There’s comes a time in a woman’s life when surrendering no longer conjures up a helpless image. Women who discover their sensuality midway through life know what I’m talking about. Surrender can be a good thing.
I decided to apply this principal to letting my hair be what it is, silver. Were it a dull gray, I might not be blogging about my latest bout with surrender but it isn’t. The women on my mother’s side gray well. When my follicles stopped producing chestnut brown, the color that grew in was silver not gray. My only problem with this color shift was that my follicles decided to do it in my early twenties. By my mid twenties, I’d figured out how to work the salt and peppered effect to my advantage. I was a grad student/psychotherapist wearing a teenager’s face. The silvery sprinkle added a dash to my credibility or so I thought which was why I resisted all temptation to dye it. Fast forward ten years and three kids later; no longer shackled with a teenager’s face, each time I saw my hairdresser, she begged me to color my hair. Eventually, I did.
In my mid forties, I tried reverting to my natural color but the ‘over the hill’ mood I was in needed the kind of boost silvery tresses couldn’t give so I gave up that surrender which pleased the new hairdresser in my life, a man named Eddie, who remains in my life today. Like most hairdressers, Eddie’s not keen on the color gray under any name.

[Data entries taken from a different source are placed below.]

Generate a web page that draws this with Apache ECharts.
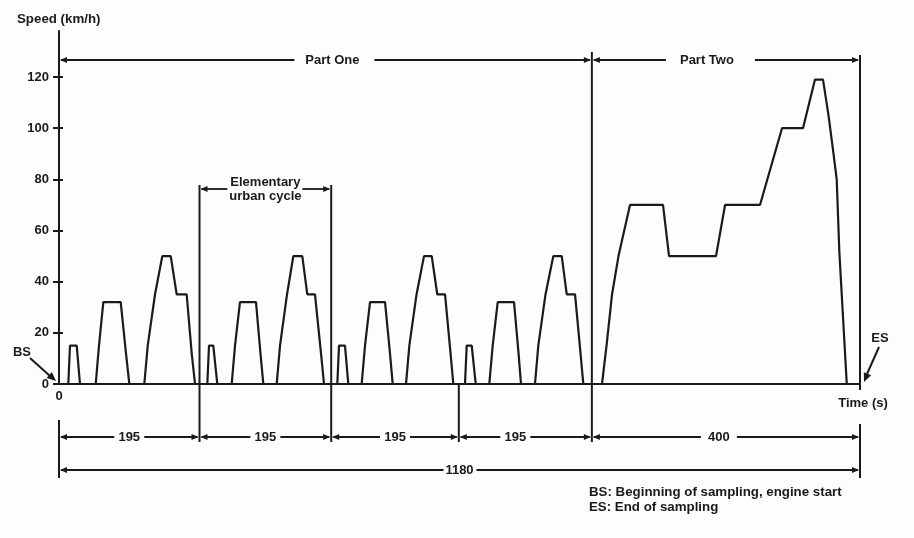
<!DOCTYPE html>
<html>
<head>
<meta charset="utf-8">
<script src="https://cdn.jsdelivr.net/npm/echarts@6/dist/echarts.min.js"></script>
<style>
html,body{margin:0;padding:0;background:#fdfdfd;}
#c{width:914px;height:538px;}
</style>
</head>
<body>
<div id="c"></div>
<script>
// ---- data ----
const timeS = [
  0, 13.7, 16.2, 26.1, 30.9,
  54.1, 58.9, 65.3, 90.9, 98.7, 103.6,
  125.7, 130.7, 141.4, 152.2, 164.6, 173.4, 188.1, 195.5, 200.4,
  218.5, 221, 227.3, 233.2,
  254.4, 259.3, 266.6, 290.2, 296.8, 301,
  320.7, 325.6, 335.9, 345.2, 358.4, 365.8, 377.1, 386, 390.4,
  410, 412.5, 421.3, 426.2,
  445.9, 450.8, 458.2, 480.3, 487.6, 491.6,
  511.2, 516.1, 526.7, 537.7, 549.1, 557.3, 568.7, 576.8, 580.9,
  598.1, 600.6, 608, 613.9,
  633.9, 638.9, 646.3, 670.3, 677, 680.6,
  701.2, 706.1, 716.7, 728.2, 740.6, 748, 760.2, 768.3, 772.4,
  799.9, 806.6, 814.7, 824.2, 841.2, 889.8, 898.7, 967.9, 981.2, 1032.7,
  1065.1, 1096, 1113.7, 1125.5, 1133.6, 1140, 1145.7, 1149.5, 1155, 1160.5, 1180
];
const speedKmh = [
  0, 0, 15, 15, 0,
  0, 15, 32, 32, 12, 0,
  0, 15, 35, 50, 50, 35, 35, 12, 0,
  0, 15, 15, 0,
  0, 15, 32, 32, 12, 0,
  0, 15, 35, 50, 50, 35, 35, 12, 0,
  0, 15, 15, 0,
  0, 15, 32, 32, 12, 0,
  0, 15, 35, 50, 50, 35, 35, 12, 0,
  0, 15, 15, 0,
  0, 15, 32, 32, 12, 0,
  0, 15, 35, 50, 50, 35, 35, 12, 0,
  0, 15, 35, 50, 70, 70, 50, 50, 70, 70,
  100, 100, 119, 119, 105, 92, 80, 52, 26, 0, 0
];
const yTicks = [0, 20, 40, 60, 80, 100, 120];
const xTicks = [0];
const boundsS = [0, 207, 401, 589, 785, 1180];
const spanLabels = ['195', '195', '195', '195', '400'];
const totalLabel = '1180';
const partLabels = ['Part One', 'Part Two'];
const cycleLabel = 'Elementary\nurban cycle';
const yTitle = 'Speed (km/h)';
const xTitle = 'Time (s)';
const noteLines = ['BS: Beginning of sampling, engine start', 'ES: End of sampling'];

// ---- chart ----
const FONT = '"Liberation Sans", Arial, sans-serif';
const INK = '#1a1a1a';
const chart = echarts.init(document.getElementById('c'));
chart.setOption({
  animation: false,
  backgroundColor: '#fdfdfd',
  grid: { left: 59, right: 54, top: 31, bottom: 154 },
  xAxis: {
    type: 'value', min: 0, max: 1180,
    axisLine: { lineStyle: { color: INK, width: 2 } },
    axisTick: { show: false },
    splitLine: { show: false },
    axisLabel: { customValues: xTicks, color: INK, fontWeight: 'bold', fontSize: 13, fontFamily: FONT, margin: 6 }
  },
  yAxis: [{
    type: 'value', min: 0, max: 138,
    axisLine: { show: true, lineStyle: { color: INK, width: 2 } },
    axisTick: { show: true, customValues: yTicks, length: 6, lineStyle: { color: INK, width: 2 } },
    axisLabel: { customValues: yTicks, color: INK, fontWeight: 'bold', fontSize: 13, fontFamily: FONT, margin: 10 },
    splitLine: { show: false }
  }, {
    type: 'value', min: 0, max: 138, position: 'left',
    axisLine: { show: false },
    axisTick: { show: true, inside: true, customValues: yTicks, length: 4, lineStyle: { color: INK, width: 2 } },
    axisLabel: { show: false },
    splitLine: { show: false }
  }],
  series: [{
    type: 'line',
    data: timeS.map((t, i) => [t, speedKmh[i]]),
    showSymbol: false,
    silent: true,
    lineStyle: { color: INK, width: 2.2 }
  }]
});

// ---- annotations ----
const X = t => chart.convertToPixel({ xAxisIndex: 0 }, t);
const Y0 = chart.convertToPixel({ yAxisIndex: 0 }, 0);
const g = [];
function seg(x1, y1, x2, y2, w) {
  g.push({ type: 'line', silent: true, shape: { x1, y1, x2, y2 }, style: { stroke: INK, lineWidth: w || 1.8 } });
}
function head(tx, ty, dx, dy, len, half) {
  len = len || 7; half = half || 3;
  const n = Math.hypot(dx, dy); dx /= n; dy /= n;
  const bx = tx - dx * len, by = ty - dy * len;
  g.push({ type: 'polygon', silent: true,
    shape: { points: [[tx, ty], [bx - dy * half, by + dx * half], [bx + dy * half, by - dx * half]] },
    style: { fill: INK } });
}
function txt(x, y, s, align, size) {
  g.push({ type: 'text', silent: true, x, y,
    style: { text: s, font: 'bold ' + (size || 13) + 'px ' + FONT, fill: INK, align: align || 'center', verticalAlign: 'middle', lineHeight: 14 } });
}
function dim(xa, xb, y, label, cx, gapL, gapR) {
  seg(xa + 2, y, cx - gapL, y);
  seg(cx + gapR, y, xb - 2, y);
  head(xa + 1, y, -1, 0);
  head(xb - 1, y, 1, 0);
  if (label) txt(cx, y, label);
}

const xb = boundsS.map(X);
// vertical boundary lines
seg(xb[1], 185, xb[1], 442, 2);
seg(xb[2], 185, xb[2], 442, 2);
seg(xb[3], Y0, xb[3], 442, 2);
seg(xb[4], 52, xb[4], 442, 2);
seg(xb[5], 55, xb[5], 390, 2);
seg(xb[5], 424, xb[5], 478, 2);
seg(xb[0], 420, xb[0], 478, 2);

// Part One / Part Two
dim(xb[0], xb[4], 60, partLabels[0], (xb[0] + xb[4]) / 2 + 7, 38, 42);
dim(xb[4], xb[5], 60, partLabels[1], (xb[4] + xb[5]) / 2 - 19, 41, 48);
// elementary urban cycle
dim(xb[1], xb[2], 189, '', (xb[1] + xb[2]) / 2, 38, 37);
txt((xb[1] + xb[2]) / 2, 189, cycleLabel, 'center', 13);
// spans
for (let i = 0; i < 5; i++) {
  const cx = (xb[i] + xb[i + 1]) / 2 + (i === 3 ? -10 : (i === 4 ? -7 : 0));
  const gap = i === 4 ? 18 : 15;
  dim(xb[i], xb[i + 1], 437, spanLabels[i], cx, gap, gap);
}
dim(xb[0], xb[5], 470, totalLabel, (xb[0] + xb[5]) / 2, 16, 17);

// titles
txt(17, 19, yTitle, 'left', 13.3);
txt(863, 403, xTitle, 'center', 13);
// BS / ES
txt(22, 352, 'BS', 'center', 13);
seg(30, 358, 50, 376, 2);
head(56, 381, 1, 0.88, 9, 4);
txt(880, 338, 'ES', 'center', 13);
seg(879, 347, 867, 374, 2);
head(864, 382, -0.42, 1, 9, 4);
// notes
txt(589, 492, noteLines[0], 'left', 13.3);
txt(589, 507, noteLines[1], 'left', 13.3);

chart.setOption({ graphic: g });
</script>
</body>
</html>
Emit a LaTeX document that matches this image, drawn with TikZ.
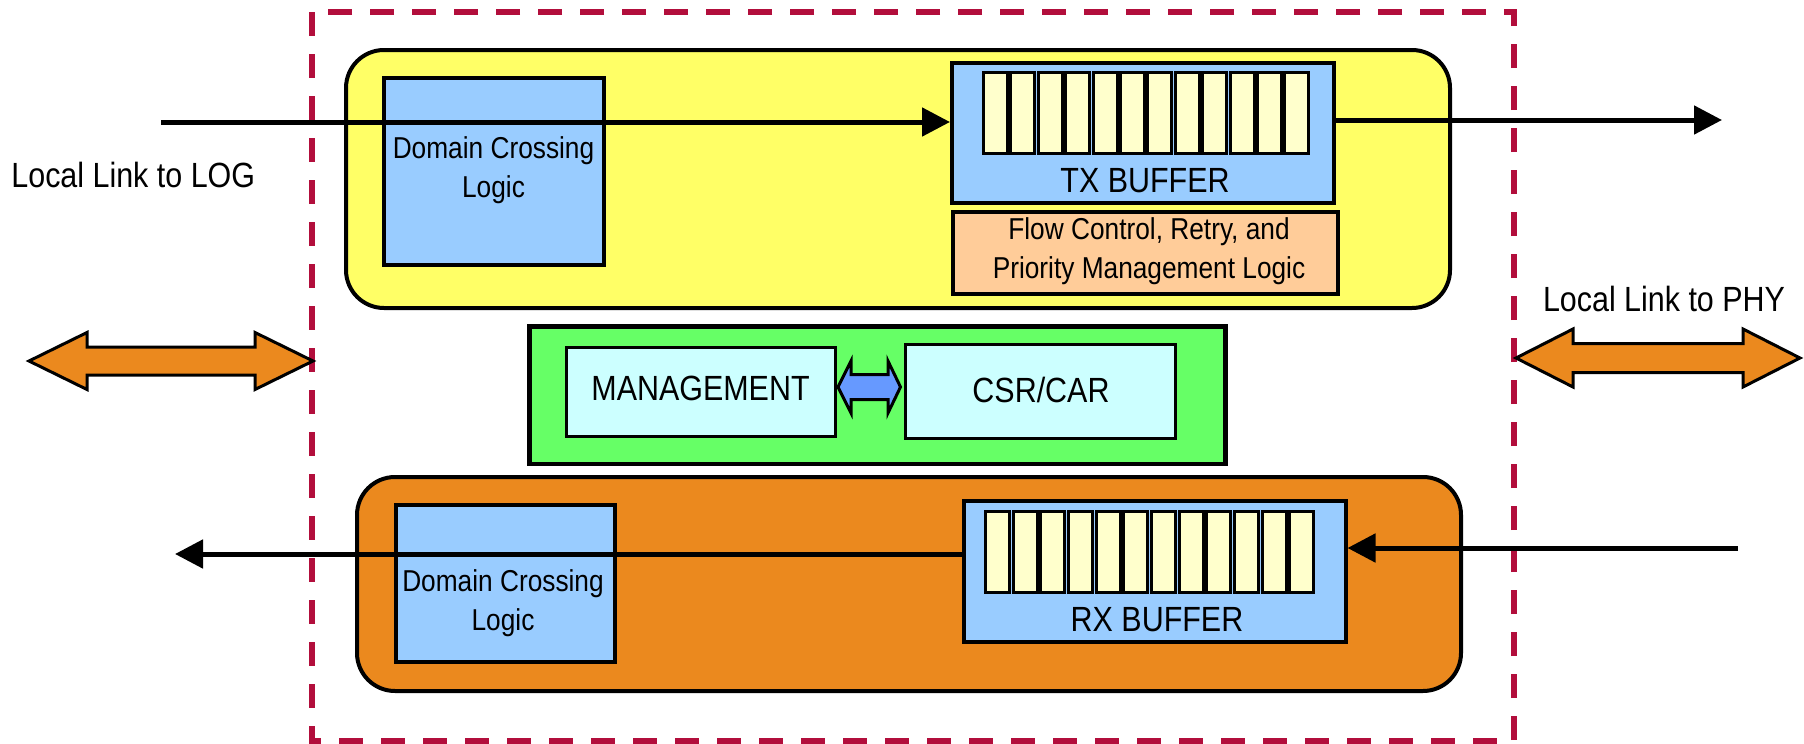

A few months ago, I made up my mind. In a few years, I’ll hit my next big-O birthday. When I arrive, I want to be a silver haired woman who’s earned the respect silver haired women should get. Besides, I am sick and tired of dying my hair. Sick and tired of a stained scalp. Sick and tired of the weekly root touch ups I have to do between visits to Eddie who has now given me his blessing to be who I am. When I sat in his chair and announced my intention to finally come out once and for all, his only reply was “I think you can pull it off.” After ten years of listening to me whine about my eventual surrender to nature’s way, he may have decided it was time to surrender, too.
Unless you are willing to shave your head, the coming out process is slow. Eddie has me on a strict weave and cut schedule. When transformation is complete, I’ll post a new blog and include a photo. However, should the blog and photo not appear, remember, it is always a woman’s prerogative to change her mind. Readers are invited to share thoughts about the maturing of one’s hair and all that it means in your life… or doesn’t.